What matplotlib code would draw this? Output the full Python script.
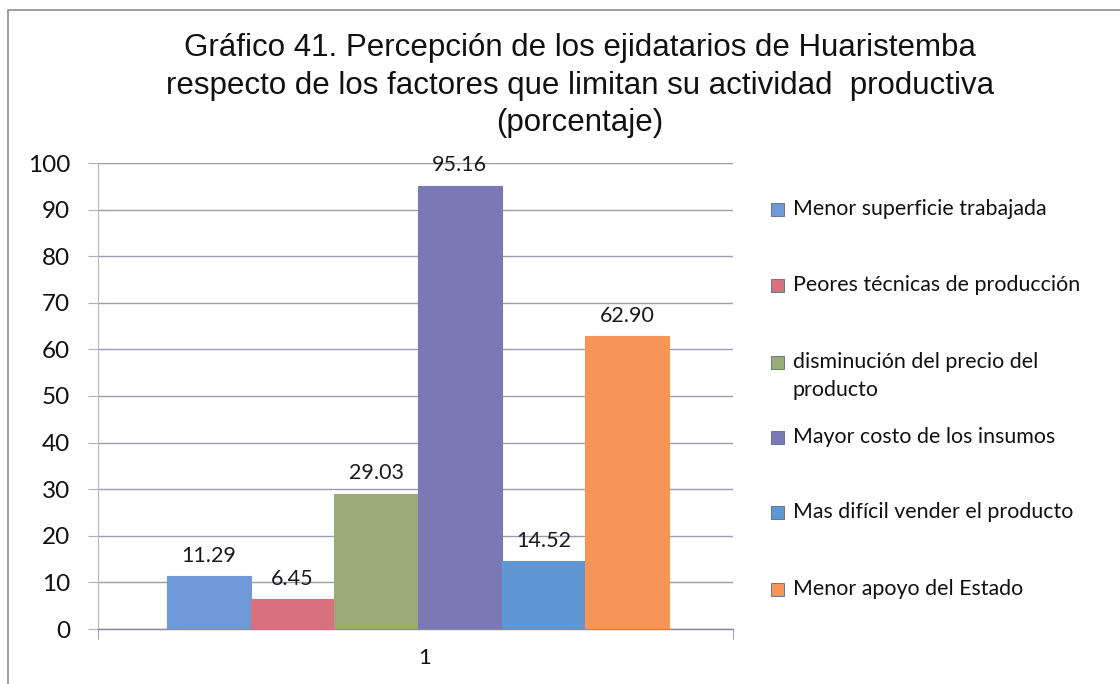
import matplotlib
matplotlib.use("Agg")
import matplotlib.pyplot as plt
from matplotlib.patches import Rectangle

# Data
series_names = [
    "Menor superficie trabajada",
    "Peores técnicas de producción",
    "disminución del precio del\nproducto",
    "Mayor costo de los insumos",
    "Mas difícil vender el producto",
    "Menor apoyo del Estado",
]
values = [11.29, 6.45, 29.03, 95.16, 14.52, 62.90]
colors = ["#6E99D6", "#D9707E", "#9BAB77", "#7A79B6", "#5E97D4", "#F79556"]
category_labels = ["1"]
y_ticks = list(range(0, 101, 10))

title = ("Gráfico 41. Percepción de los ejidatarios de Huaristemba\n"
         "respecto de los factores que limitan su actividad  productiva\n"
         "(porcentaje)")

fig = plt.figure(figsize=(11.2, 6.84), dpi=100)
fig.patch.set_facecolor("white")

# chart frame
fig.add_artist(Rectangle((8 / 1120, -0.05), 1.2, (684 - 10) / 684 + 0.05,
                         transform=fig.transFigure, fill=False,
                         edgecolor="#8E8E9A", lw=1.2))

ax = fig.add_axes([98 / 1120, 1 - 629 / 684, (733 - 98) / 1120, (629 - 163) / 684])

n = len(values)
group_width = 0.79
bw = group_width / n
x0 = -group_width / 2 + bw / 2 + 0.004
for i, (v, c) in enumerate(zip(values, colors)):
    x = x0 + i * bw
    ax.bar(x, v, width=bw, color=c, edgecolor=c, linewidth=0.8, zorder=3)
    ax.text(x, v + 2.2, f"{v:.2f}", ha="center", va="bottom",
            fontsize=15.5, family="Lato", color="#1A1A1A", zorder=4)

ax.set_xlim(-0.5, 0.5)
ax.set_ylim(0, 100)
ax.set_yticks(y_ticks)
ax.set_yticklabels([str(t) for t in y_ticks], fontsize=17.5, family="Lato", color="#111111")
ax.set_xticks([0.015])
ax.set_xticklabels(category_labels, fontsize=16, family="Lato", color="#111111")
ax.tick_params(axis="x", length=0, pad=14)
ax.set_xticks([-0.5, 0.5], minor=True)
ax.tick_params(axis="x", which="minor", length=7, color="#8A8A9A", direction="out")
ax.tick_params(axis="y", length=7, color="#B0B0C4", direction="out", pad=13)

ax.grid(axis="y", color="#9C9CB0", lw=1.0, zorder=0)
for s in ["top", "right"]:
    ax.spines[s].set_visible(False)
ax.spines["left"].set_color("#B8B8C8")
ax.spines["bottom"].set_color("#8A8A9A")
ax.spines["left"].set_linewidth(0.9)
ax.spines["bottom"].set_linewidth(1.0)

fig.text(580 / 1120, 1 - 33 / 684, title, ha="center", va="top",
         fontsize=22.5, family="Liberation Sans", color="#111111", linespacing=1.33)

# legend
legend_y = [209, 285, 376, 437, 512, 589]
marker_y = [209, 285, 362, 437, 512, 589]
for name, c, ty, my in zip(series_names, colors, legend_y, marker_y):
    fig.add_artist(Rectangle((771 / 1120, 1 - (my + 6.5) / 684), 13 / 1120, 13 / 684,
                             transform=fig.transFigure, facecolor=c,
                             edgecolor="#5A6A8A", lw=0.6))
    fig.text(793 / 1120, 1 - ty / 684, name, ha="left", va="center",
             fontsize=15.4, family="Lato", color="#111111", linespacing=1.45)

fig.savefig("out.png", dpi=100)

#####

What this task involves ▸ Retype each line of the listing above word for word. Exclude the pictures.

Finished task ▸
What matplotlib code would draw this? Output the full Python script.
import matplotlib
matplotlib.use("Agg")
import matplotlib.pyplot as plt
from matplotlib.patches import Rectangle

# Data
series_names = [
    "Menor superficie trabajada",
    "Peores técnicas de producción",
    "disminución del precio del\nproducto",
    "Mayor costo de los insumos",
    "Mas difícil vender el producto",
    "Menor apoyo del Estado",
]
values = [11.29, 6.45, 29.03, 95.16, 14.52, 62.90]
colors = ["#6E99D6", "#D9707E", "#9BAB77", "#7A79B6", "#5E97D4", "#F79556"]
category_labels = ["1"]
y_ticks = list(range(0, 101, 10))

title = ("Gráfico 41. Percepción de los ejidatarios de Huaristemba\n"
         "respecto de los factores que limitan su actividad  productiva\n"
         "(porcentaje)")

fig = plt.figure(figsize=(11.2, 6.84), dpi=100)
fig.patch.set_facecolor("white")

# chart frame
fig.add_artist(Rectangle((8 / 1120, -0.05), 1.2, (684 - 10) / 684 + 0.05,
                         transform=fig.transFigure, fill=False,
                         edgecolor="#8E8E9A", lw=1.2))

ax = fig.add_axes([98 / 1120, 1 - 629 / 684, (733 - 98) / 1120, (629 - 163) / 684])

n = len(values)
group_width = 0.79
bw = group_width / n
x0 = -group_width / 2 + bw / 2 + 0.004
for i, (v, c) in enumerate(zip(values, colors)):
    x = x0 + i * bw
    ax.bar(x, v, width=bw, color=c, edgecolor=c, linewidth=0.8, zorder=3)
    ax.text(x, v + 2.2, f"{v:.2f}", ha="center", va="bottom",
            fontsize=15.5, family="Lato", color="#1A1A1A", zorder=4)

ax.set_xlim(-0.5, 0.5)
ax.set_ylim(0, 100)
ax.set_yticks(y_ticks)
ax.set_yticklabels([str(t) for t in y_ticks], fontsize=17.5, family="Lato", color="#111111")
ax.set_xticks([0.015])
ax.set_xticklabels(category_labels, fontsize=16, family="Lato", color="#111111")
ax.tick_params(axis="x", length=0, pad=14)
ax.set_xticks([-0.5, 0.5], minor=True)
ax.tick_params(axis="x", which="minor", length=7, color="#8A8A9A", direction="out")
ax.tick_params(axis="y", length=7, color="#B0B0C4", direction="out", pad=13)

ax.grid(axis="y", color="#9C9CB0", lw=1.0, zorder=0)
for s in ["top", "right"]:
    ax.spines[s].set_visible(False)
ax.spines["left"].set_color("#B8B8C8")
ax.spines["bottom"].set_color("#8A8A9A")
ax.spines["left"].set_linewidth(0.9)
ax.spines["bottom"].set_linewidth(1.0)

fig.text(580 / 1120, 1 - 33 / 684, title, ha="center", va="top",
         fontsize=22.5, family="Liberation Sans", color="#111111", linespacing=1.33)

# legend
legend_y = [209, 285, 376, 437, 512, 589]
marker_y = [209, 285, 362, 437, 512, 589]
for name, c, ty, my in zip(series_names, colors, legend_y, marker_y):
    fig.add_artist(Rectangle((771 / 1120, 1 - (my + 6.5) / 684), 13 / 1120, 13 / 684,
                             transform=fig.transFigure, facecolor=c,
                             edgecolor="#5A6A8A", lw=0.6))
    fig.text(793 / 1120, 1 - ty / 684, name, ha="left", va="center",
             fontsize=15.4, family="Lato", color="#111111", linespacing=1.45)

fig.savefig("out.png", dpi=100)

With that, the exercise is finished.